McGregor was shaken, writing on Facebook, “To see a young man doing what he loves, competing for a chance at a better life, and then to have it taken away is truly heartbreaking. We are just men and women doing something we love in the hope of a better life for ourselves and our families. Nobody involved in combat sports of any kind wants to see this. … I don’t know how to take this.”
He described Carvalho as “a hell of a fighter,” calling combat sports “a crazy game,” and said it’s “a sad time to be a fighter and a fight fan.
“We have lost one of us. I hope we remember Joao as a champion, who pursued his dream doing what he loved, and show him the eternal respect and admiration he deserves.
“Rest in peace, Joao.”
McGregor has won admirers with his honesty and willingness to fight almost anyone, agreeing to a massive 25-pound jump in weight to fight Diaz in March after 155-pound (lightweight) champion Rafael Dos Anjos withdrew from their bout less than two weeks before with a foot injury.
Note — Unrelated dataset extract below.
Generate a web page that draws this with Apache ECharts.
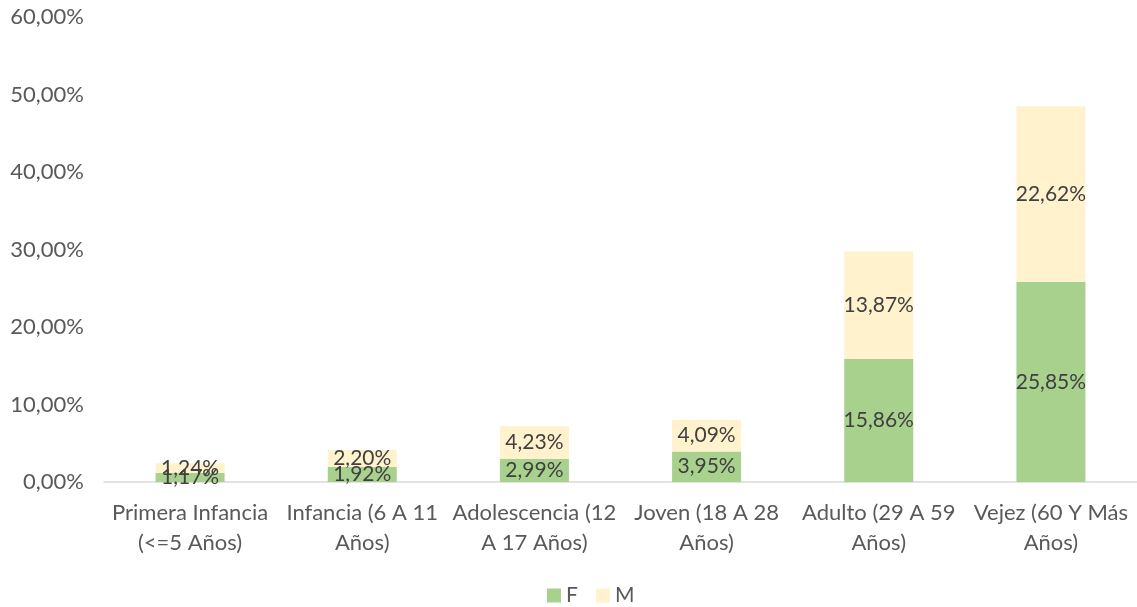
<!DOCTYPE html>
<html lang="es" style="height: 100%">
<head>
  <meta charset="utf-8">
</head>
<body style="height: 100%; margin: 0">
  <div id="container" style="height: 100%"></div>
  <script type="text/javascript" src="https://cdn.jsdelivr.net/npm/echarts@6/dist/echarts.min.js"></script>
  <script>
    var categorias = ['Primera Infancia\n(<=5 Años)', 'Infancia (6 A 11\nAños)', 'Adolescencia (12\nA 17 Años)', 'Joven (18 A 28\nAños)', 'Adulto (29 A 59\nAños)', 'Vejez (60 Y Más\nAños)'];
    var datosF = [1.17, 1.92, 2.99, 3.95, 15.86, 25.85];
    var datosM = [1.24, 2.20, 4.23, 4.09, 13.87, 22.62];

    var fuente = 'Lato, "Open Sans", sans-serif';
    function pct(v) {
      return Number(v).toFixed(2).replace('.', ',') + '%';
    }

    var myChart = echarts.init(document.getElementById('container'), null, { renderer: 'canvas' });

    var etiqueta = {
      show: true,
      position: 'inside',
      color: '#404040',
      fontSize: 21,
      fontFamily: fuente,
      formatter: function (p) { return pct(p.value); }
    };

    var option = {
      animation: false,
      textStyle: { fontFamily: fuente },
      grid: { left: 104, right: -4, top: 17, bottom: 125 },
      legend: {
        bottom: -4,
        left: 542,
        itemWidth: 14,
        itemHeight: 14,
        itemGap: 18,
        icon: 'rect',
        textStyle: { color: '#595959', fontSize: 21, fontFamily: fuente },
        data: ['F', 'M']
      },
      xAxis: {
        type: 'category',
        data: categorias,
        axisLine: { lineStyle: { color: '#d9d9d9', width: 1.5 } },
        axisTick: { show: false },
        axisLabel: { color: '#595959', fontSize: 22, fontFamily: fuente, lineHeight: 30, margin: 16, interval: 0 }
      },
      yAxis: {
        type: 'value',
        min: 0,
        max: 60,
        interval: 10,
        splitLine: { show: false },
        axisLine: { show: false },
        axisTick: { show: false },
        axisLabel: { color: '#595959', fontSize: 22, fontFamily: fuente, margin: 20, formatter: pct }
      },
      series: [
        {
          name: 'F',
          type: 'bar',
          stack: 'total',
          barWidth: 69,
          itemStyle: { color: '#A9D18E' },
          label: etiqueta,
          data: datosF
        },
        {
          name: 'M',
          type: 'bar',
          stack: 'total',
          barWidth: 69,
          itemStyle: { color: '#FFF2CC' },
          label: etiqueta,
          data: datosM
        }
      ]
    };

    myChart.setOption(option);
    window.addEventListener('resize', myChart.resize);
  </script>
</body>
</html>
McGregor landed some clean shots on Diaz in the first round, but the added weight appeared to fatigue him when Diaz struck him hard with punches in the second round, then submitted McGregor via rear-naked chokehold later in the round.
McGregor opted to fight Diaz again at 170 pounds at UFC 200.
Neither UFC Chairman Lorenzo Fertitta nor UFC President Dana White returned voice and text messages left them by The Times on Tuesday, and UFC spokesmen also did not immediately answer what McGregor’s tweet means for UFC 200 or the fighter’s future.
A call to his agent was also not immediately returned.